Complete Metro network by 2012
The traffic-weary Bangaloreans need to wait only till September 2012 for a breezy ride on the entire network of the Namma Metro. And what’s more, take a train every four minutes.
In an affidavit filed in the Karnataka High Court, the Bangalore Metro Rail Corporation Limited (BMRCL) has committed to get the entire network ready by that month.
The affidavit was filed in response to a petition by a private company, Messrs Logwell Forge Ltd, which had sought a stay on the opening of financial bids and the award of contract to procure fastening equipment.
BMRCL urged the court to dismiss the petition as it did not want the project to be obstructed.
The project is aimed at mass public transport and creating a pollution-free atmosphere.
“The project, consisting of seven underground stations, will be commissioned by September 2012. On completion, train service will be provided at an interval of four minutes initially, and it will be reduced to three minutes in due course,” the affidavit said.
The completed network will include two corridors, one running east to west connecting Mysore Road and Deepanjali Nagar, and the other, the north-south corridor connecting Yeshwanthpur and Jayanagar.

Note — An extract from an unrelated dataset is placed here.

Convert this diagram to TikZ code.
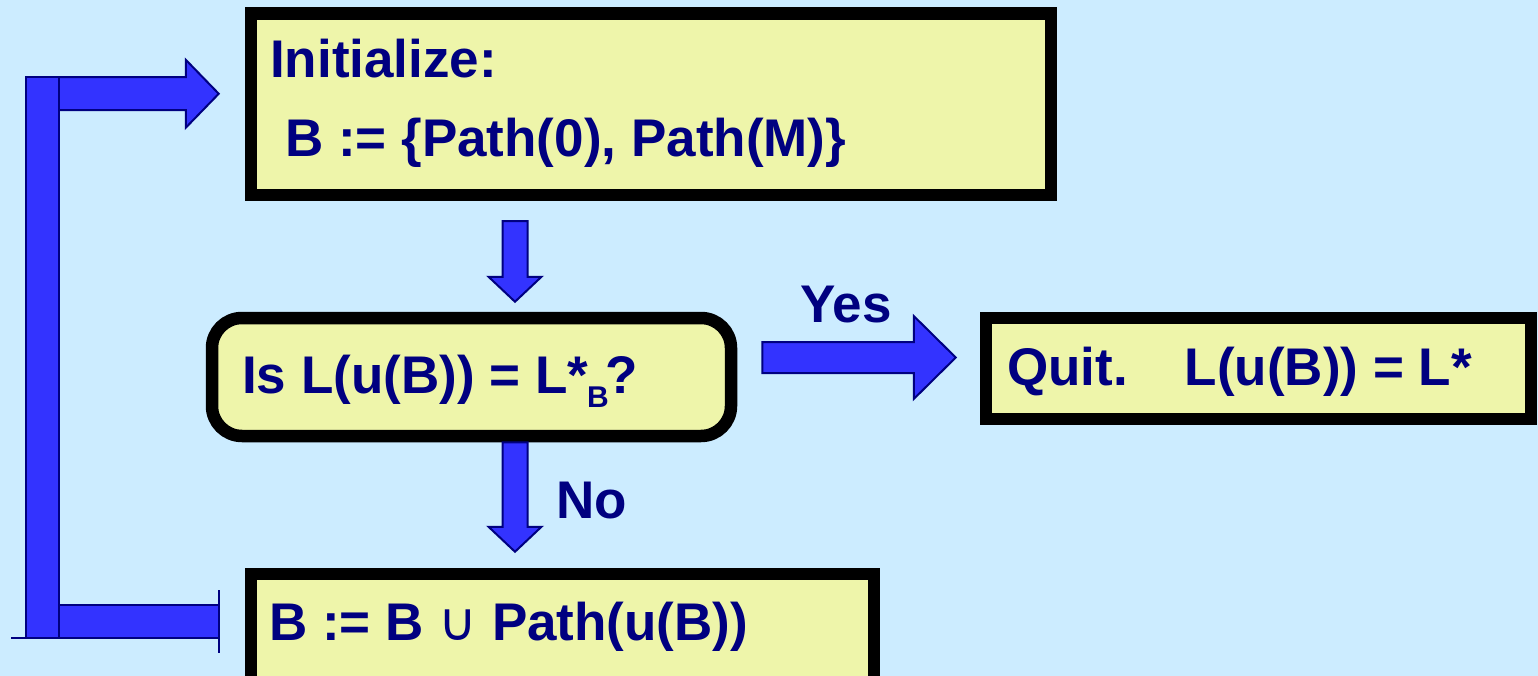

The travel time from one corridor to another will range between 28-30 minutes with a carrying capacity of 40,000 peak hour peak direction traffic (PHPDT).
Promising that the project would provide comfortable, quick, safe, economical and pollution-free transport at an affordable cost, the corporation said initially — during the year 2011 — the Metro will ferry 10 to 20 lakh passengers. This will be increased to 19.72 lakh by 2021.
The Bangalore Metro, the corporation told the court, was initiated to decongest the City traffic by providing a public transport system. The project weaves through the bustling commercial and residential areas of the City covering a distance of about 33 km. BMRCL informed the court that the project, with an outlay of Rs 6,395 crore, was time-bound, and any delay in its implementation would escalate costs. Justice Ajit Gunjal, heard the matter.